Raw data |
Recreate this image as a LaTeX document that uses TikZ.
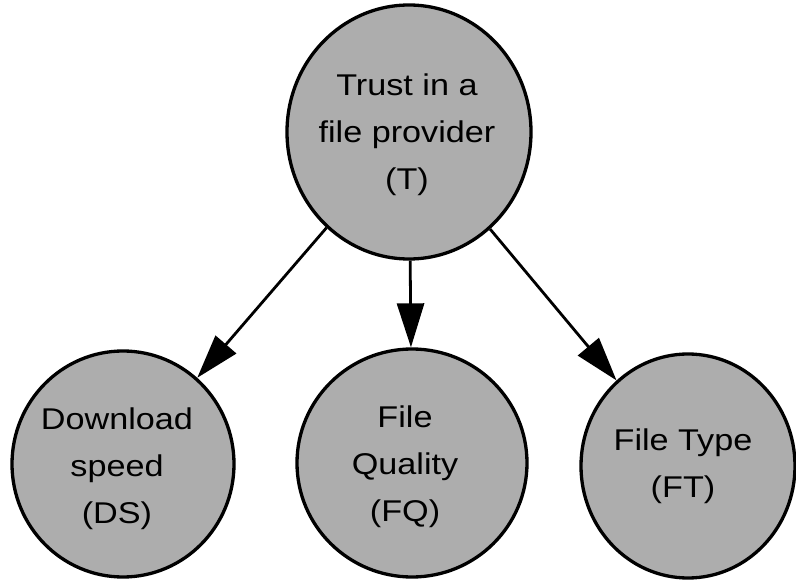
\documentclass[tikz,border=0pt]{standalone}
\usepackage{fontspec}
\setmainfont[FakeStretch=1.14]{Liberation Sans}
\usetikzlibrary{shapes.geometric,arrows.meta}

\tikzset{
  varnode/.style={ellipse, draw=black, line width=3.3pt, fill=black!32,
    inner sep=0pt},
  varlabel/.style={align=center, inner sep=0pt,
    font=\fontsize{30}{47}\selectfont},
  depends/.style={line width=2.8pt,
    -{Triangle[length=44pt,width=27pt]}}
}

\begin{document}
\begin{tikzpicture}[x=1pt,y=-1pt]
  \useasboundingbox (0,0) rectangle (796,580);

  % variables of the network
  \node[varnode, minimum width=244pt, minimum height=254pt] (T)  at (409,132) {};
  \node[varnode, minimum width=222pt, minimum height=226pt] (DS) at (123,464) {};
  \node[varnode, minimum width=230pt, minimum height=228pt] (FQ) at (412,463) {};
  \node[varnode, minimum width=214pt, minimum height=224pt] (FT) at (688,466) {};

  % their names
  \node[varlabel] (Tl)  at (407,135) {Trust in a\\file provider\\(T)};
  \node[varlabel] (DSl) at (117,469) {Download\\speed\\(DS)};
  \node[varlabel] (FQl) at (405,467) {File\\Quality\\(FQ)};
  \node[varlabel] (FTl) at (683,466) {File Type\\(FT)};

  % dependencies
  \draw[depends] (T) -- (DS);
  \draw[depends] (T) -- (FQ);
  \draw[depends] (T) -- (FT);
\end{tikzpicture}
\end{document}
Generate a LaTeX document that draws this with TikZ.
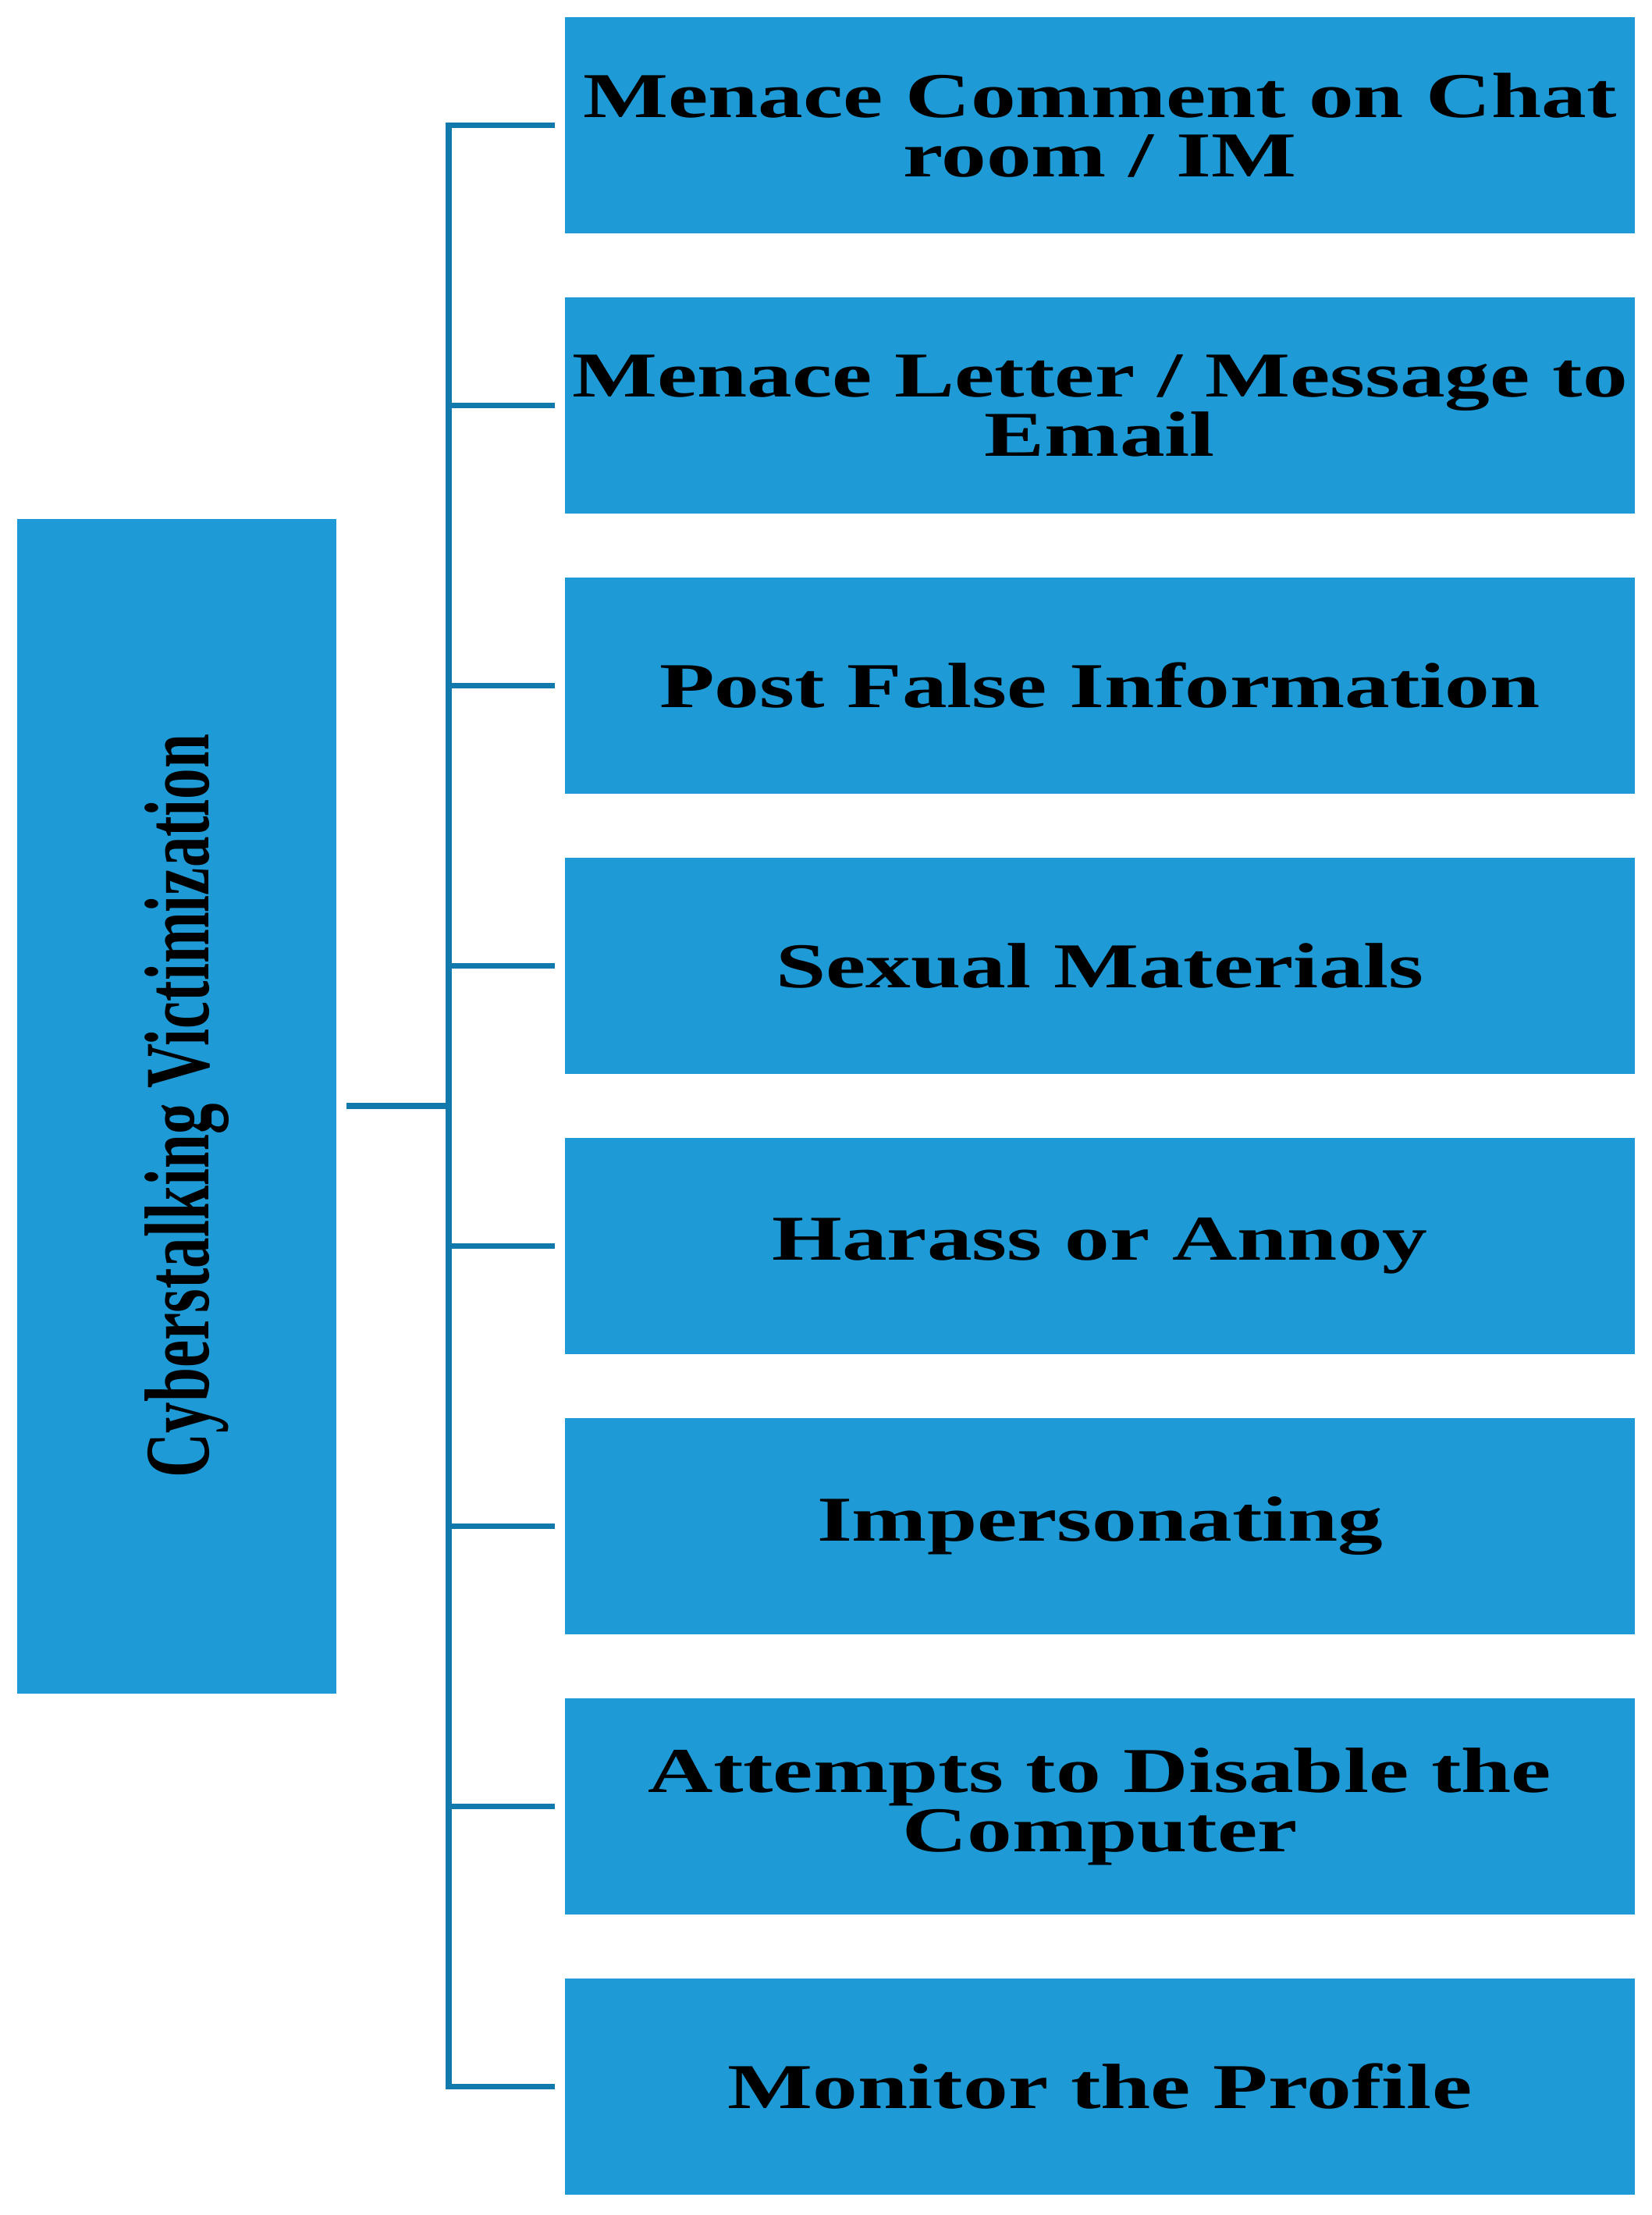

The request | Extract all the entries word for word; omit any pictures.

Answer below |
Recreate this image as a LaTeX document that uses TikZ.
\documentclass[tikz,border=0pt]{standalone}
\usepackage{fontspec}
\setmainfont[FakeStretch=1.14]{Liberation Sans}
\usetikzlibrary{shapes.geometric,arrows.meta}

\tikzset{
  varnode/.style={ellipse, draw=black, line width=3.3pt, fill=black!32,
    inner sep=0pt},
  varlabel/.style={align=center, inner sep=0pt,
    font=\fontsize{30}{47}\selectfont},
  depends/.style={line width=2.8pt,
    -{Triangle[length=44pt,width=27pt]}}
}

\begin{document}
\begin{tikzpicture}[x=1pt,y=-1pt]
  \useasboundingbox (0,0) rectangle (796,580);

  % variables of the network
  \node[varnode, minimum width=244pt, minimum height=254pt] (T)  at (409,132) {};
  \node[varnode, minimum width=222pt, minimum height=226pt] (DS) at (123,464) {};
  \node[varnode, minimum width=230pt, minimum height=228pt] (FQ) at (412,463) {};
  \node[varnode, minimum width=214pt, minimum height=224pt] (FT) at (688,466) {};

  % their names
  \node[varlabel] (Tl)  at (407,135) {Trust in a\\file provider\\(T)};
  \node[varlabel] (DSl) at (117,469) {Download\\speed\\(DS)};
  \node[varlabel] (FQl) at (405,467) {File\\Quality\\(FQ)};
  \node[varlabel] (FTl) at (683,466) {File Type\\(FT)};

  % dependencies
  \draw[depends] (T) -- (DS);
  \draw[depends] (T) -- (FQ);
  \draw[depends] (T) -- (FT);
\end{tikzpicture}
\end{document}
Generate a LaTeX document that draws this with TikZ.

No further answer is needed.